James FISHER and Gregory Cotton, Appellants, v. Anthony DUCKWORTH and Grisanti, Inc., Appellees.
No. 86-SC-1032-DG.
Supreme Court of Kentucky.
Sept. 3, 1987.
Rehearing Denied Nov. 25, 1987.
738 S.W.2d 810
Joseph C. O‘Bryan, Mary Elizabeth O‘Bryan, Louisville, for appellees.
LEIBSON, Justice.
On February 2, 1983, in Louisville, Kentucky, appellants, James Fisher and Gregory Cotton, were occupants of an automobile involved in an intersection collision with a station wagon operated by Anthony Duckworth. Duckworth was an employee of Grisanti, Inc., and had been entrusted with the vehicle to go to the airport and pick up fresh fish for Grisanti‘s business, and then to deliver it to Grisanti‘s Sixth Avenue Restaurant, after which he was to return the vehicle to the parking lot of a different Grisanti restaurant at another location.
Fisher and Cotton sued Duckworth and Grisanti, Inc., for personal injuries, alleging that Duckworth was on Grisanti‘s business. Grisanti filed an Answer which was essentially a general denial of the allegations of the Complaint, which included, sub silentio, denying the allegation that Duckworth was an employee on Grisanti‘s business at the time of the collision. Grisanti filed no cross-claim against Duckworth.

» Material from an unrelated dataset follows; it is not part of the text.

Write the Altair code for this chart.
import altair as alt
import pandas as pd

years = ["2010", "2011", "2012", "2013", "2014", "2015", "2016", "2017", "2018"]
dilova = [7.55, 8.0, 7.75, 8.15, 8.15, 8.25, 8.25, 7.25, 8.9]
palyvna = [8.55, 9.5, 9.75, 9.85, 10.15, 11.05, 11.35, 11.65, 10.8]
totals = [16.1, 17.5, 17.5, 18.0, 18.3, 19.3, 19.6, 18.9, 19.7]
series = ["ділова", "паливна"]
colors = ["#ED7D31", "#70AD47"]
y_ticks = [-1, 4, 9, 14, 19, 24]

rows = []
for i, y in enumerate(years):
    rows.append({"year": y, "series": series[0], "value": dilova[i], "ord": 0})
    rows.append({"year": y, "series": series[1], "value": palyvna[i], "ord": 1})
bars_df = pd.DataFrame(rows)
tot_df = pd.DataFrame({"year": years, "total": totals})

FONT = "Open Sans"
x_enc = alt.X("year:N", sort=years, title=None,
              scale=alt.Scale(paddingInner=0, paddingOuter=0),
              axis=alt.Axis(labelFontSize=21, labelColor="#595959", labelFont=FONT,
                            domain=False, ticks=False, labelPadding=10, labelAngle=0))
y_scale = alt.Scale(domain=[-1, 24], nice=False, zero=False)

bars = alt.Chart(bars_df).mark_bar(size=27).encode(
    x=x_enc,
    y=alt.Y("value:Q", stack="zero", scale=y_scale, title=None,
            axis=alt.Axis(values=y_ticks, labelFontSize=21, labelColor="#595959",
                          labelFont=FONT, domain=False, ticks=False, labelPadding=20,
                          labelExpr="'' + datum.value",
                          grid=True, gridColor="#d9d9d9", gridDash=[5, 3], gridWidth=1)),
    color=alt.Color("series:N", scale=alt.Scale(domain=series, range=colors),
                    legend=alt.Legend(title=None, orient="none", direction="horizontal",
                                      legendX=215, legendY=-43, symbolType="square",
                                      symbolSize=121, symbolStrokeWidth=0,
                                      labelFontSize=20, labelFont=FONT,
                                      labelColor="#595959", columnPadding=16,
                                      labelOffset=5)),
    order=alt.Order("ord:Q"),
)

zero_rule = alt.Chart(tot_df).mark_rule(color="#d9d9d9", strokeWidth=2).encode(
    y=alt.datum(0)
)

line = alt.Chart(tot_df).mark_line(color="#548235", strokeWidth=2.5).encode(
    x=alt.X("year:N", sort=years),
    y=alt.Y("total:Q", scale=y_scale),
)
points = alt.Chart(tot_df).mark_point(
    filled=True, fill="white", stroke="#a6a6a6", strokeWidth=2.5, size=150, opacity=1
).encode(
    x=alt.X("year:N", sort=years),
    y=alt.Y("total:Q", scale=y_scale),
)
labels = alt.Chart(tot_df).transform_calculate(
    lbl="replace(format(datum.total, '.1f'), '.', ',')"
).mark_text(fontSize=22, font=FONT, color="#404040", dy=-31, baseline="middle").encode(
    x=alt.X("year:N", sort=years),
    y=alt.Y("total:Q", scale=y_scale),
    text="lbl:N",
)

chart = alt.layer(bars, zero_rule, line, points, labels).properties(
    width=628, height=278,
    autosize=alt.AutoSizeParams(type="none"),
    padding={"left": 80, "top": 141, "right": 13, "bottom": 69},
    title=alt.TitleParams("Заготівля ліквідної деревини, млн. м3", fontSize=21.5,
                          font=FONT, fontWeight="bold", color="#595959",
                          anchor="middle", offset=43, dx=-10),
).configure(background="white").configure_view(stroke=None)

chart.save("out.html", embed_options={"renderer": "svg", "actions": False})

Duckworth was never served and no pleadings have been made on his behalf. If he is before the Court, it is by reason of his voluntary appearance at a deposition that took place about a year after suit was filed and shortly before trial. Originally this deposition was arranged for Danville, Illinois, Duckworth‘s address after Grisanti fired him in March of 1983. But, ultimately, Duckworth came back to Louisville voluntarily to give the deposition at the request of the appellants’ counsel.

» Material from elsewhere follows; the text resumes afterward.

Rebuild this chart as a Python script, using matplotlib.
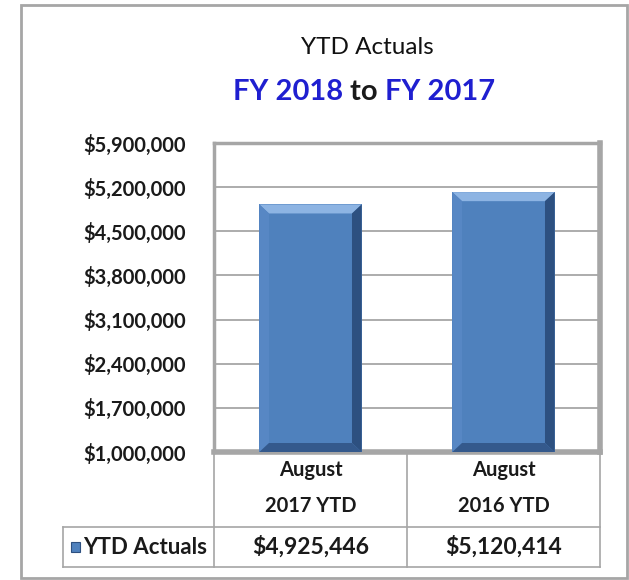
import matplotlib.pyplot as plt
from matplotlib.lines import Line2D
from matplotlib.patches import Rectangle, Polygon
from matplotlib.ticker import FuncFormatter

categories = ['August\n2017 YTD', 'August\n2016 YTD']
values = [4925446, 5120414]
value_labels = ['$4,925,446', '$5,120,414']
series_name = 'YTD Actuals'
y_ticks = [1000000, 1700000, 2400000, 3100000, 3800000, 4500000, 5200000, 5900000]

W, H = 629, 580
plt.rcParams['font.family'] = ['Lato', 'DejaVu Sans']

fig = plt.figure(figsize=(W / 100, H / 100), dpi=100)
fig.patch.set_facecolor('white')


def fx(px):
    return px / W


def fy(py):
    return 1 - py / H


# outer chart border
fig.add_artist(Rectangle((fx(21), fy(578)), fx(627) - fx(21), fy(4.5) - fy(578),
                         transform=fig.transFigure, fill=False,
                         edgecolor='#a6a6a6', lw=2))

# titles
fig.text(fx(367), fy(48), 'YTD Actuals', ha='center', va='center',
         fontsize=17.5, color='#111111')
t1 = fig.text(fx(233), fy(92), 'FY 2018 ', ha='left', va='center',
              fontsize=21, fontweight='bold', color='#1f1fd0')
fig.canvas.draw()
r = fig.canvas.get_renderer()
bb = t1.get_window_extent(r)
t2 = fig.text(bb.x1 / W, fy(92), 'to ', ha='left', va='center',
              fontsize=21, fontweight='bold', color='#1a1a1a')
bb = t2.get_window_extent(r)
fig.text(bb.x1 / W, fy(92), 'FY 2017', ha='left', va='center',
         fontsize=21, fontweight='bold', color='#1f1fd0')

# plot area
L, R, T, B = 214, 600, 143, 452
ax = fig.add_axes([fx(L), fy(B), fx(R) - fx(L), fy(T) - fy(B)])
ax.set_xlim(-0.5, len(categories) - 0.5)
ax.set_ylim(y_ticks[0], y_ticks[-1])
ax.set_yticks(y_ticks)
ax.yaxis.set_major_formatter(FuncFormatter(lambda v, p: '${:,.0f}'.format(v)))
ax.set_xticks([])
ax.tick_params(axis='y', length=0, pad=20, labelsize=14.5, labelcolor='#1a1a1a')
for lab in ax.get_yticklabels():
    lab.set_fontweight('bold')
ax.grid(axis='y', color='#a6a6a6', lw=1.3)
ax.set_axisbelow(True)
for s in ax.spines.values():
    s.set_color('#a6a6a6')
    s.set_linewidth(2.5)
ax.spines['right'].set_linewidth(4)
ax.spines['bottom'].set_linewidth(4)

bw = 0.53
bars = ax.bar(range(len(values)), values, width=bw, color='#4f81bd', zorder=3)

# bevel edges on the bars
dx = 0.05
dy = (y_ticks[-1] - y_ticks[0]) / 309 * 9
for b in bars:
    x0, x1 = b.get_x(), b.get_x() + b.get_width()
    y0, y1 = y_ticks[0], b.get_height()
    top = Polygon([(x0, y1), (x1, y1), (x1 - dx, y1 - dy), (x0 + dx, y1 - dy)],
                  closed=True, facecolor='#8db4e3', edgecolor='none', zorder=4)
    left = Polygon([(x0, y1), (x0 + dx, y1 - dy), (x0 + dx, y0 + dy), (x0, y0)],
                   closed=True, facecolor='#5787c4', edgecolor='none', zorder=4)
    right = Polygon([(x1, y1), (x1 - dx, y1 - dy), (x1 - dx, y0 + dy), (x1, y0)],
                    closed=True, facecolor='#2d5080', edgecolor='none', zorder=4)
    bot = Polygon([(x0, y0), (x0 + dx, y0 + dy), (x1 - dx, y0 + dy), (x1, y0)],
                  closed=True, facecolor='#34598c', edgecolor='none', zorder=4)
    for p in (top, left, right, bot):
        ax.add_patch(p)

# data table below the plot
lc = '#a6a6a6'
mid = (L + R) / 2
col_x = [L, mid, R]
for x in col_x:
    fig.add_artist(Line2D([fx(x), fx(x)], [fy(452), fy(567)], color=lc, lw=1.2,
                          transform=fig.transFigure))
fig.add_artist(Line2D([fx(63), fx(63)], [fy(527), fy(567)], color=lc, lw=1.2,
                      transform=fig.transFigure))
for y in (527, 567):
    fig.add_artist(Line2D([fx(63), fx(R)], [fy(y), fy(y)], color=lc, lw=1.2,
                          transform=fig.transFigure))

for i, (c, v) in enumerate(zip(categories, value_labels)):
    cx = ax.transData.transform((i, 0))[0] / W
    fig.text(cx, fy(488), c, ha='center', va='center', fontsize=14.5,
             fontweight='bold', color='#1a1a1a', linespacing=2.0)
    fig.text(cx, fy(547), v, ha='center', va='center', fontsize=16.5,
             fontweight='bold', color='#1a1a1a')

fig.add_artist(Rectangle((fx(71), fy(552)), fx(9), fy(542) - fy(552),
                         transform=fig.transFigure, facecolor='#4f81bd',
                         edgecolor='#2d5080', lw=0.8))
fig.text(fx(83), fy(547), series_name, ha='left', va='center', fontsize=16,
         fontweight='bold', color='#1a1a1a')

fig.savefig('out.png', dpi=100)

On direct examination at his deposition, Duckworth testified to facts indicating that he was using Grisanti‘s vehicle within the scope of permitted use in his employment at the time of the collision; that he had made a detour from the usual route to attend a personal matter, but that this was an authorized deviation, with the knowledge and permission of his supervisor. This deposition was recorded on videotape, and later introduced by the appellants as evidence at trial.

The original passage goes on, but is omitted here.